YOUR OBJECTIVE => Keep only the lines of the listing that include the word "size", and copy them.

- - -

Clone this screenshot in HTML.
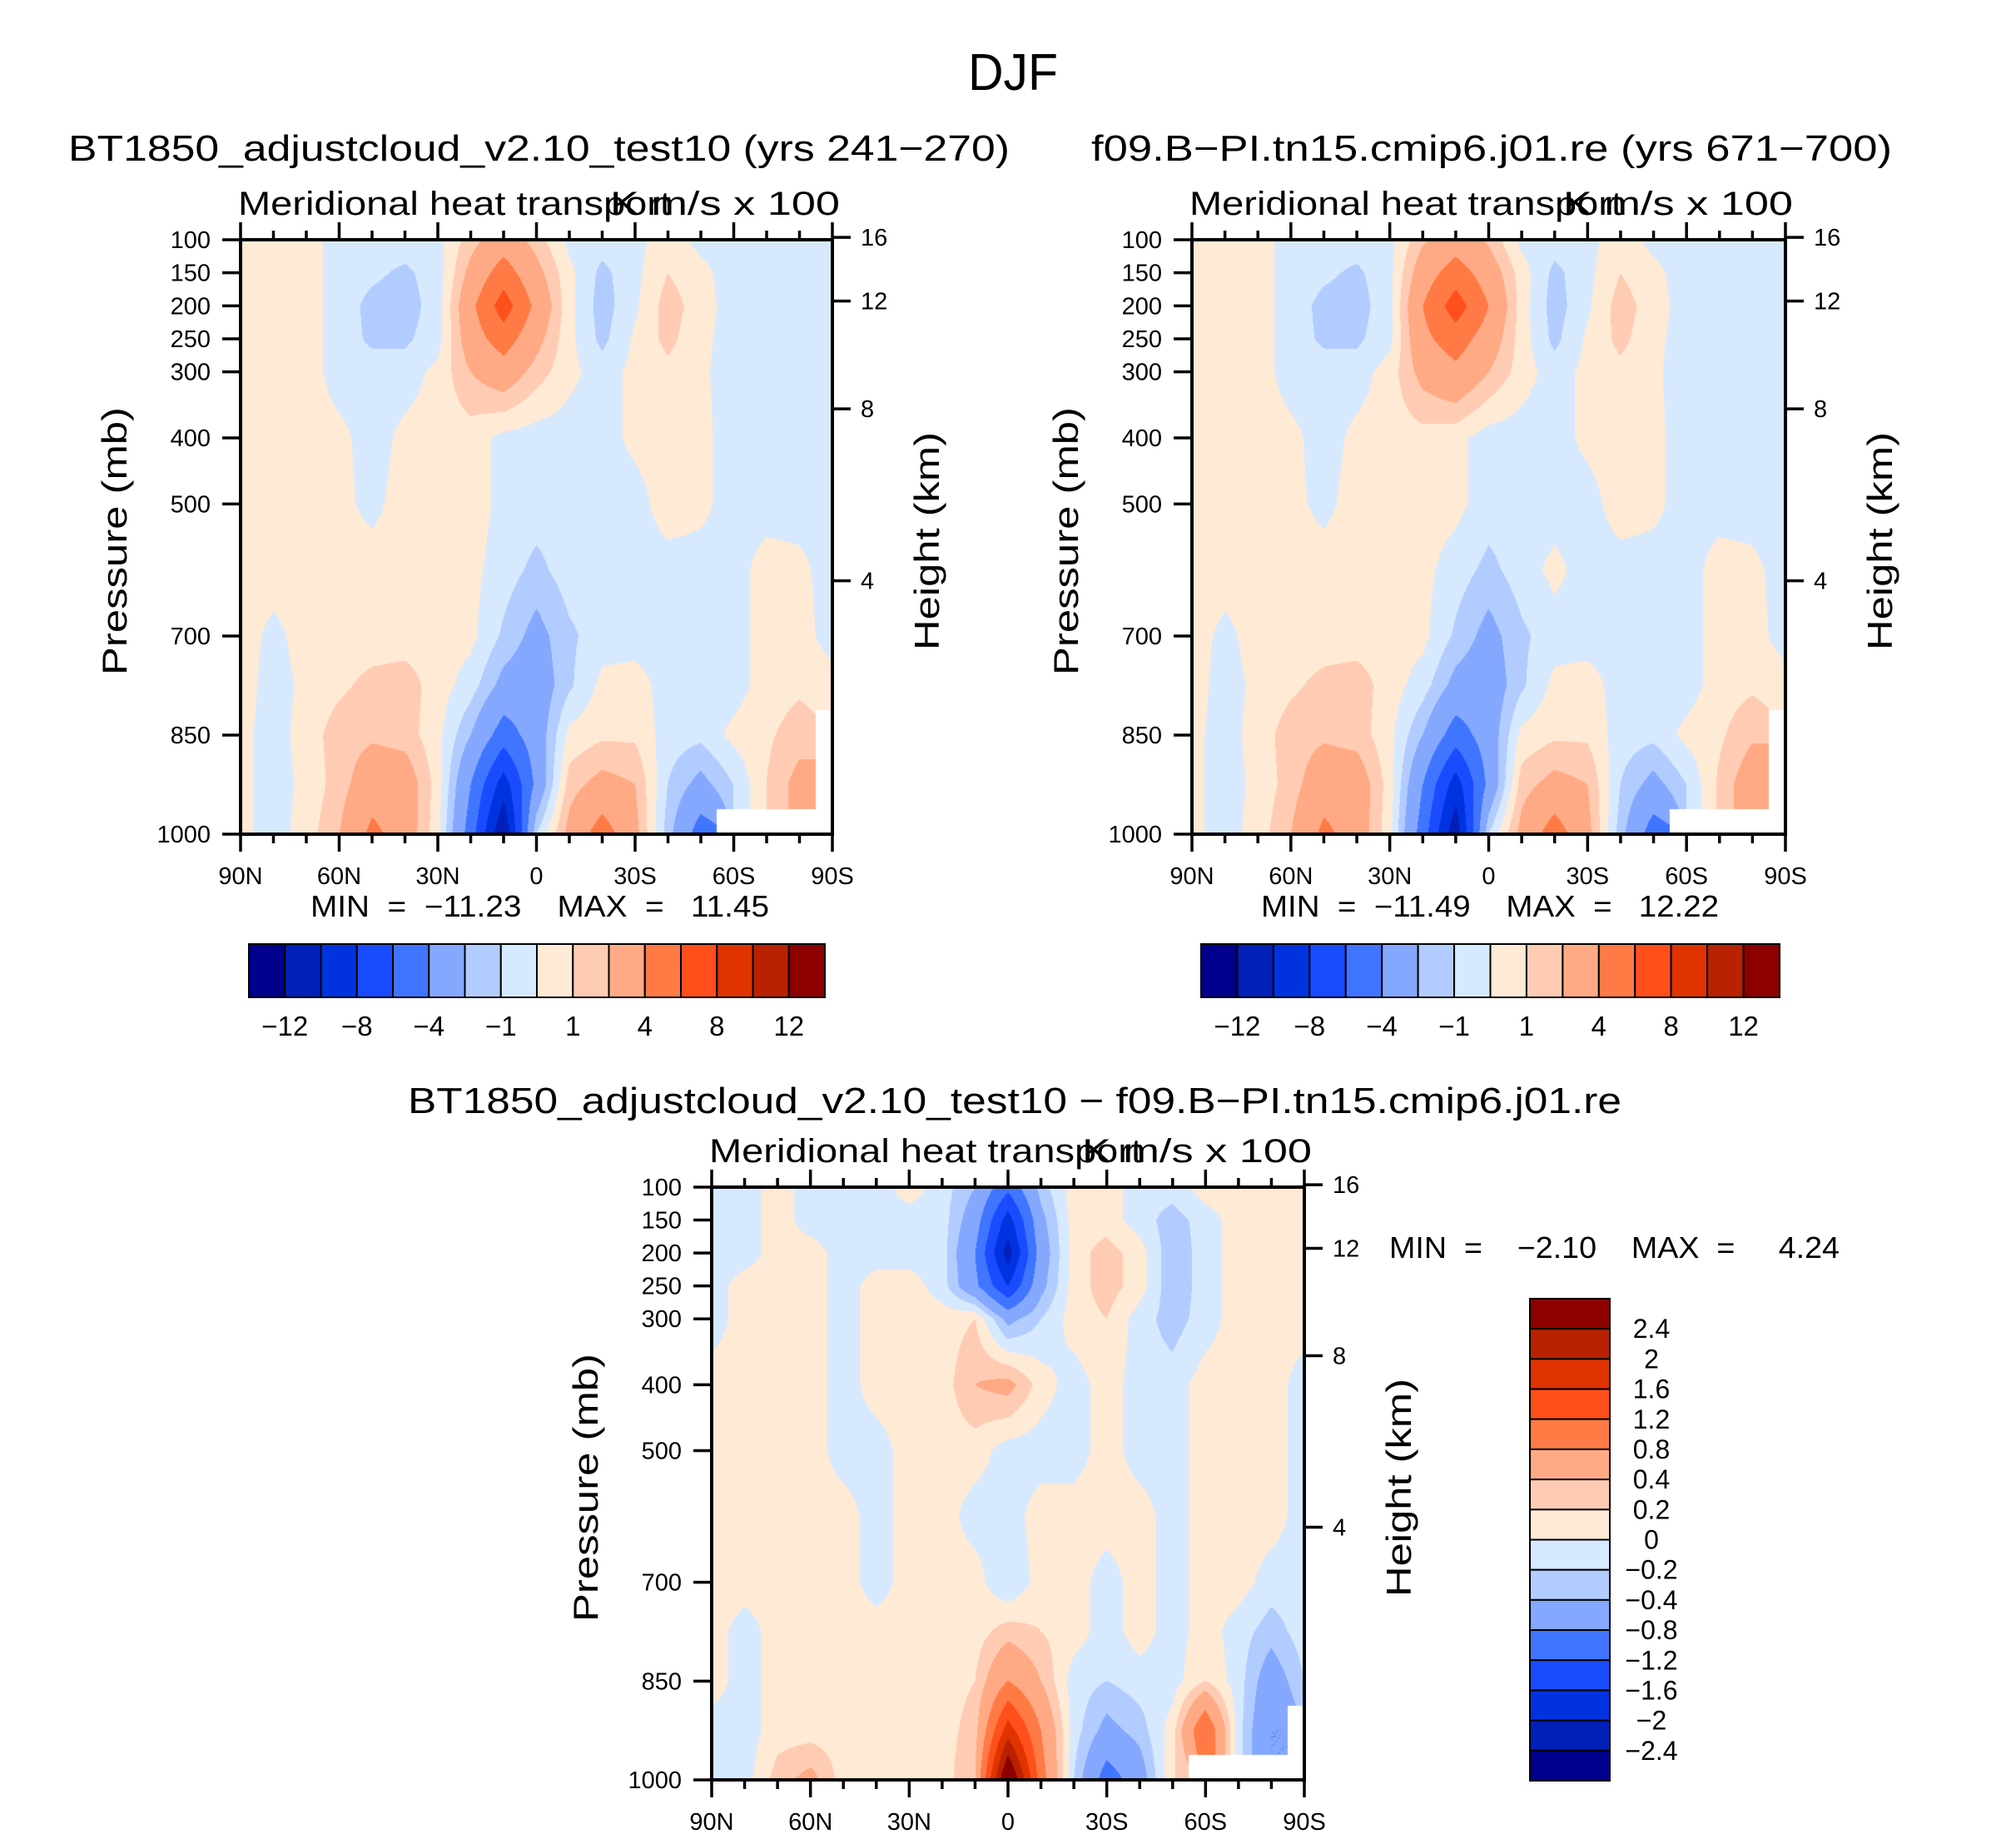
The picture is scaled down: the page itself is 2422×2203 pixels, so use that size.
<!DOCTYPE html>
<html><head><meta charset="utf-8">
<style>
html,body{margin:0;padding:0;background:#fff;}
#root{position:relative;width:2422px;height:2203px;overflow:hidden;background:#fff;font-family:"Liberation Sans",sans-serif;}
canvas{position:absolute;}
svg{position:absolute;left:0;top:0;}
text{white-space:pre;}
</style></head>
<body>
<div id="root">
<canvas id="c1"></canvas>
<canvas id="c2"></canvas>
<canvas id="c3"></canvas>
<svg id="ov" width="2422" height="2203"></svg>
</div>
<script>
// ---------- data ----------
const lats = [90,80,70,60,50,40,30,20,10,0,-10,-20,-30,-40,-50,-60,-70,-80,-90];
const plevs = [100,150,200,250,300,400,500,600,700,775,850,925,1000];
const N = null;
const field1 = [
 [.5,.5,.5,-.5,-.5,-.5,-.3,1.5,3,1.5,-.3,-.5,-.3,.5,-.3,-.5,-.5,-.5,-.5],
 [.5,.5,.5,-.5,-.8,-1.2,-.5,2.5,5,2.5,.3,-1.3,-.3,1,.3,-.5,-.5,-.5,-.5],
 [.5,.5,.5,-.5,-1.3,-1.5,-.5,3.5,7,3.5,.3,-1.5,-.2,1.5,.5,-.5,-.5,-.5,-.5],
 [.5,.5,.5,-.5,-1.2,-1.2,-.4,3,5,2.5,.3,-1.3,.2,1.3,.3,-.5,-.5,-.5,-.5],
 [.5,.5,.5,-.5,-.5,-.5,.3,2,3,1.5,.3,-.5,.3,.7,.2,-.5,-.5,-.5,-.5],
 [.5,.5,.5,.3,-.5,.3,.5,.5,-.3,-.5,-.5,-.5,.3,.6,.3,-.5,-.5,-.5,-.5],
 [.5,.5,.5,.3,-.3,.5,.5,.5,-.3,-.5,-.5,-.5,-.5,.6,.3,-.5,-.5,-.5,-.5],
 [.5,.5,.5,.5,.5,.5,.5,.3,-.5,-1.3,-.5,-.5,-.5,-.5,-.5,-.5,.5,.3,-.5],
 [.5,-.3,.5,.5,.5,.5,.5,.3,-1.2,-2.5,-1.2,-.5,-.5,-.5,-.5,-.5,.5,.5,-.5],
 [.5,-.5,.3,.8,1.3,1.5,.5,-.5,-2.5,-3,-1.2,.3,.5,-.5,-.5,-.5,.5,.8,.5],
 [.3,-.5,.5,1.5,1.8,1.5,.3,-2,-5,-3,.3,.8,.8,-.5,-.7,.3,.8,1.5,N],
 [.3,-.5,.3,1.5,3,3,.5,-4,-9,-3.5,1.5,2.5,2,-1,-2.5,-1,1,2.5,N],
 [.3,-.5,.5,2,4.5,3,.3,-5,-12,-1,2.5,5,2.5,-1.5,-5,N,N,N,N]
];
const field2 = [
 [.5,.5,.5,-.5,-.5,-.5,-.3,1.8,3,1.8,-.3,-.5,-.3,.5,-.3,-.5,-.5,-.5,-.5],
 [.5,.5,.5,-.5,-.8,-1.2,-.3,3,5,3,.5,-1.3,-.3,1,.3,-.5,-.5,-.5,-.5],
 [.5,.5,.5,-.5,-1.3,-1.5,-.3,4,7,4,.5,-1.5,-.2,1.5,.5,-.5,-.5,-.5,-.5],
 [.5,.5,.5,-.5,-1.2,-1.2,-.3,3.5,5,3,.5,-1.3,.2,1.3,.3,-.5,-.5,-.5,-.5],
 [.5,.5,.5,-.5,-.5,-.5,.5,2.5,3.5,2,.5,-.5,.3,.7,.2,-.5,-.5,-.5,-.5],
 [.5,.5,.5,.3,-.5,.3,.5,.6,.3,-.5,-.5,-.5,.3,.6,.3,-.5,-.5,-.5,-.5],
 [.5,.5,.5,.3,-.3,.5,.5,.5,.3,-.5,-.5,-.5,-.5,.6,.3,-.5,-.5,-.5,-.5],
 [.5,.5,.5,.5,.5,.5,.5,.3,-.5,-1.3,-.5,.3,-.5,-.5,-.5,-.5,.5,.3,-.5],
 [.5,-.3,.5,.5,.5,.5,.5,.3,-1.2,-2.5,-1.2,-.5,-.5,-.5,-.5,-.5,.5,.5,-.5],
 [.5,-.5,.3,.8,1.3,1.5,.5,-.5,-2.5,-3,-1.2,.3,.5,-.5,-.5,-.5,.5,.8,.5],
 [.3,-.5,.5,1.5,1.8,1.5,.3,-2,-5,-3,.3,.8,.8,-.5,-.7,.3,.8,1.8,N],
 [.3,-.5,.3,1.5,3,3,.5,-4,-9,-3.5,1.5,2.5,2,-1,-2.5,-1,1.2,3,N],
 [.3,-.5,.5,2,4.5,3,.3,-5,-11.5,-1,2.5,5,2.5,-1.5,-5,N,N,N,N]
];
const fieldDiff = [
 [-.1,-.1,.1,-.1,-.1,-.1,.1,-.1,-.4,-1.1,-.3,.1,.1,-.1,-.1,.1,.1,.1,.1],
 [-.1,-.1,.1,-.1,-.1,-.1,-.1,-.1,-.6,-1.8,-.5,.1,.1,-.1,-.3,-.1,.1,.1,.1],
 [-.1,-.1,.1,.1,-.1,-.1,-.1,-.1,-.8,-2.2,-.6,.1,.3,.1,-.35,-.1,.1,.1,.1],
 [-.1,.1,.1,.1,-.1,.1,.1,-.1,-.7,-1.6,-.5,.1,.3,.1,-.35,-.1,.1,.1,.1],
 [-.1,.1,.1,.1,-.1,.1,.1,.1,.2,-.5,-.2,.1,.2,-.1,-.3,-.1,.1,.1,.1],
 [.1,.1,.1,.1,-.1,.1,.1,.1,.4,.5,.1,-.1,.1,-.1,-.1,.1,.1,.1,-.1],
 [.1,.1,.1,.1,-.1,-.1,.1,.1,.1,-.1,-.1,-.1,.1,-.1,-.1,.1,.1,.1,-.1],
 [.1,.1,.1,.1,.1,-.1,.1,.1,-.1,-.1,.1,.1,.1,.1,-.1,.1,.1,.1,-.1],
 [.1,.1,.1,.1,.1,-.1,.1,.1,.1,-.2,.1,.1,-.1,.1,-.1,.1,.1,-.1,-.1],
 [.1,-.1,.1,.1,.1,.1,.1,.1,.1,.3,.2,.1,-.1,.1,-.1,.1,-.1,-.3,-.1],
 [.1,-.1,.1,.1,.1,.1,.1,.1,.2,.8,.4,-.1,-.2,-.1,-.1,.2,-.1,-.6,-.2],
 [-.1,-.1,.1,.1,.1,.1,.1,.1,.3,1.8,.8,-.1,-.5,-.3,.1,1.2,-.1,-.8,N],
 [-.1,-.1,.3,.5,.1,.1,.1,.1,.4,3,1,-.2,-1,-.6,.2,N,N,N,N]
];
const levelsMain = [-12,-10,-8,-6,-4,-2,-1,0,1,2,4,6,8,10,12];
const levelsDiff = [-2.4,-2,-1.6,-1.2,-0.8,-0.4,-0.2,0,0.2,0.4,0.8,1.2,1.6,2,2.4];
const labelsMain = ["−12","","−8","","−4","","−1","","1","","4","","8","","12"];
const labelsDiff = ["2.4","2","1.6","1.2","0.8","0.4","0.2","0","−0.2","−0.4","−0.8","−1.2","−1.6","−2","−2.4"];
const colors = ["#00008C","#0020B8","#0033E0","#1A4CFF","#4075FF","#85A8FF","#B3CCFF","#D6E9FF","#FFEAD6","#FFCCB3","#FFAA85","#FF7A45","#FF4F1A","#E03300","#B82200","#8C0000"];
const pTicks = [100,150,200,250,300,400,500,700,850,1000];
const xTickLats = [90,60,30,0,-30,-60,-90];
const xTickLabels = ["90N","60N","30N","0","30S","60S","90S"];
const heightKm = [4,8,12,16];

// ---------- helpers ----------
const SVGNS="http://www.w3.org/2000/svg";
const ov=document.getElementById('ov');
function mk(tag,attrs,parent){const e=document.createElementNS(SVGNS,tag);for(const k in attrs)e.setAttribute(k,attrs[k]);(parent||ov).appendChild(e);return e;}
function txt(s,x,y,size,anchor,extra){const t=mk('text',Object.assign({x:x,y:y,'font-size':size,'text-anchor':anchor||'start','font-family':'Liberation Sans, sans-serif',fill:'#000'},extra||{}));t.textContent=s;return t;}
function kmToP(z){return 1013.25*Math.pow(1-2.25577e-5*z*1000,5.25588);}
function colorIndex(v,lv){let i=0;while(i<lv.length&&v>=lv[i])i++;return i;}
function plevIndex(p){for(let i=0;i<plevs.length-1;i++){if(p<=plevs[i+1])return i+(p-plevs[i])/(plevs[i+1]-plevs[i]);}return plevs.length-1;}

function drawField(id,box,field,lv){
  const c=document.getElementById(id);
  c.width=box.w;c.height=box.h;c.style.left=box.x+'px';c.style.top=box.y+'px';
  const ctx=c.getContext('2d');const img=ctx.createImageData(box.w,box.h);
  const rgb=colors.map(h=>[parseInt(h.slice(1,3),16),parseInt(h.slice(3,5),16),parseInt(h.slice(5,7),16)]);
  const nl=lats.length;
  for(let y=0;y<box.h;y++){
    const p=100+900*y/(box.h-1);const fi=plevIndex(p);
    const i0=Math.min(Math.floor(fi),plevs.length-2),ty=fi-i0;
    for(let x=0;x<box.w;x++){
      const fj=(nl-1)*x/(box.w-1);const j0=Math.min(Math.floor(fj),nl-2),tx=fj-j0;
      const ni=Math.round(fi),nj=Math.round(fj);
      let r=255,g=255,b=255;
      if(field[ni][nj]!==null){
        const vals=[field[i0][j0],field[i0][j0+1],field[i0+1][j0],field[i0+1][j0+1]];
        const ws=[(1-ty)*(1-tx),(1-ty)*tx,ty*(1-tx),ty*tx];
        let s=0,sw=0;for(let k=0;k<4;k++){if(vals[k]!==null){s+=vals[k]*ws[k];sw+=ws[k];}}
        const v=s/sw;const col=rgb[colorIndex(v,lv)];r=col[0];g=col[1];b=col[2];
      }
      const o=(y*box.w+x)*4;img.data[o]=r;img.data[o+1]=g;img.data[o+2]=b;img.data[o+3]=255;
    }
  }
  ctx.putImageData(img,0,0);
}

function drawAxes(box,name){
  const g=mk('g',{});
  
  
  const yOf=p=>box.y+(p-100)/900*box.h;
  const xOf=l=>box.x+(90-l)/180*box.w;
  mk('rect',{x:box.x,y:box.y,width:box.w,height:box.h,fill:'none',stroke:'#000','stroke-width':4},g);
  for(let l=90;l>=-90;l-=10){
    const x=xOf(l);const major=(l%30===0);const len=major?21:11;
    mk('line',{x1:x,y1:box.y,x2:x,y2:box.y-len,stroke:'#000','stroke-width':3.5},g);
    mk('line',{x1:x,y1:box.y+box.h,x2:x,y2:box.y+box.h+len,stroke:'#000','stroke-width':3.5},g);
  }
  xTickLats.forEach((l,i)=>{const t=txt(xTickLabels[i],xOf(l),box.y+box.h+60,29,'middle');
    g.appendChild(t);});
  pTicks.forEach(p=>{const y=yOf(p);mk('line',{x1:box.x,y1:y,x2:box.x-22,y2:y,stroke:'#000','stroke-width':3.5},g);
    const t=txt(String(p),box.x-36,y+10,29,'end');g.appendChild(t);});
  heightKm.forEach(z=>{const y=yOf(kmToP(z));mk('line',{x1:box.x+box.w,y1:y,x2:box.x+box.w+22,y2:y,stroke:'#000','stroke-width':3.5},g);
    const t=txt(String(z),box.x+box.w+34,y+10,29,'start');g.appendChild(t);});
  const cy=box.y+box.h/2+5;
  const pt=txt('Pressure (mb)',0,0,42,'middle',{transform:`translate(${box.x-137},${cy}) rotate(-90)`,textLength:322,lengthAdjust:'spacingAndGlyphs'});
  
  const ht=txt('Height (km)',0,0,42,'middle',{transform:`translate(${box.x+box.w+128},${cy}) rotate(-90)`,textLength:262,lengthAdjust:'spacingAndGlyphs'});
  
  const m=txt('Meridional heat transport',box.x-3,box.y-30,40,'start',{textLength:520,lengthAdjust:'spacingAndGlyphs'});
  
  const u=txt('K m/s x 100',box.x+box.w+9,box.y-30,40,'end',{textLength:276,lengthAdjust:'spacingAndGlyphs'});
  
}

function hColorbar(x,y,w,h,name){
  const bw=w/colors.length;
  colors.forEach((c,i)=>{const r=mk('rect',{x:x+i*bw,y:y,width:bw,height:h,fill:c,stroke:'#000','stroke-width':2});
    });
  levelsMain.forEach((v,i)=>{if(labelsMain[i]){const t=txt(labelsMain[i],x+(i+1)*bw,y+h+46,33,'middle');
    }});
}
function vColorbar(x,y,w,h,name){
  const bh=h/colors.length;
  colors.slice().reverse().forEach((c,i)=>{const r=mk('rect',{x:x,y:y+i*bh,width:w,height:bh,fill:c,stroke:'#000','stroke-width':2});
    });
  labelsDiff.forEach((s,i)=>{const t=txt(s,x+w+50,y+(i+1)*bh+11,32,'middle');
    });
}

// ---------- layout ----------
const b1={x:289,y:288,w:711,h:714};
const b2={x:1432,y:288,w:713,h:714};
const b3={x:855,y:1426,w:712,h:712};
drawField('c1',b1,field1,levelsMain);
drawField('c2',b2,field2,levelsMain);
drawField('c3',b3,fieldDiff,levelsDiff);
drawAxes(b1,'panel-test10');
drawAxes(b2,'panel-cmip6');
drawAxes(b3,'panel-difference');

let t;
t=txt('DJF',1217,108,62,'middle',{textLength:108,lengthAdjust:'spacingAndGlyphs'});

t=txt('BT1850_adjustcloud_v2.10_test10 (yrs 241−270)',82,193,44,'start',{textLength:1131,lengthAdjust:'spacingAndGlyphs'});

t=txt('f09.B−PI.tn15.cmip6.j01.re (yrs 671−700)',1311,193,44,'start',{textLength:962,lengthAdjust:'spacingAndGlyphs'});

t=txt('MIN  =  −11.23    MAX  =   11.45',373,1101,36,'start',{textLength:551,lengthAdjust:'spacingAndGlyphs'});

t=txt('MIN  =  −11.49    MAX  =   12.22',1515,1101,36,'start',{textLength:550,lengthAdjust:'spacingAndGlyphs'});

hColorbar(299,1134,692,64,'colorbar-test10');
hColorbar(1443,1134,695,64,'colorbar-cmip6');
t=txt('BT1850_adjustcloud_v2.10_test10 − f09.B−PI.tn15.cmip6.j01.re',490,1337,44,'start',{textLength:1458,lengthAdjust:'spacingAndGlyphs'});

t=txt('MIN  =    −2.10    MAX  =     4.24',1669,1511,36,'start',{textLength:541,lengthAdjust:'spacingAndGlyphs'});

vColorbar(1838,1560,96,579,'colorbar-difference');
</script>
</body></html>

- - -

EXERCISE SOLUTION =>
The picture is scaled down: the page itself is 2422×2203 pixels, so use that size.
function txt(s,x,y,size,anchor,extra){const t=mk('text',Object.assign({x:x,y:y,'font-size':size,'text-anchor':anchor||'start','font-family':'Liberation Sans, sans-serif',fill:'#000'},extra||{}));t.textContent=s;return t;}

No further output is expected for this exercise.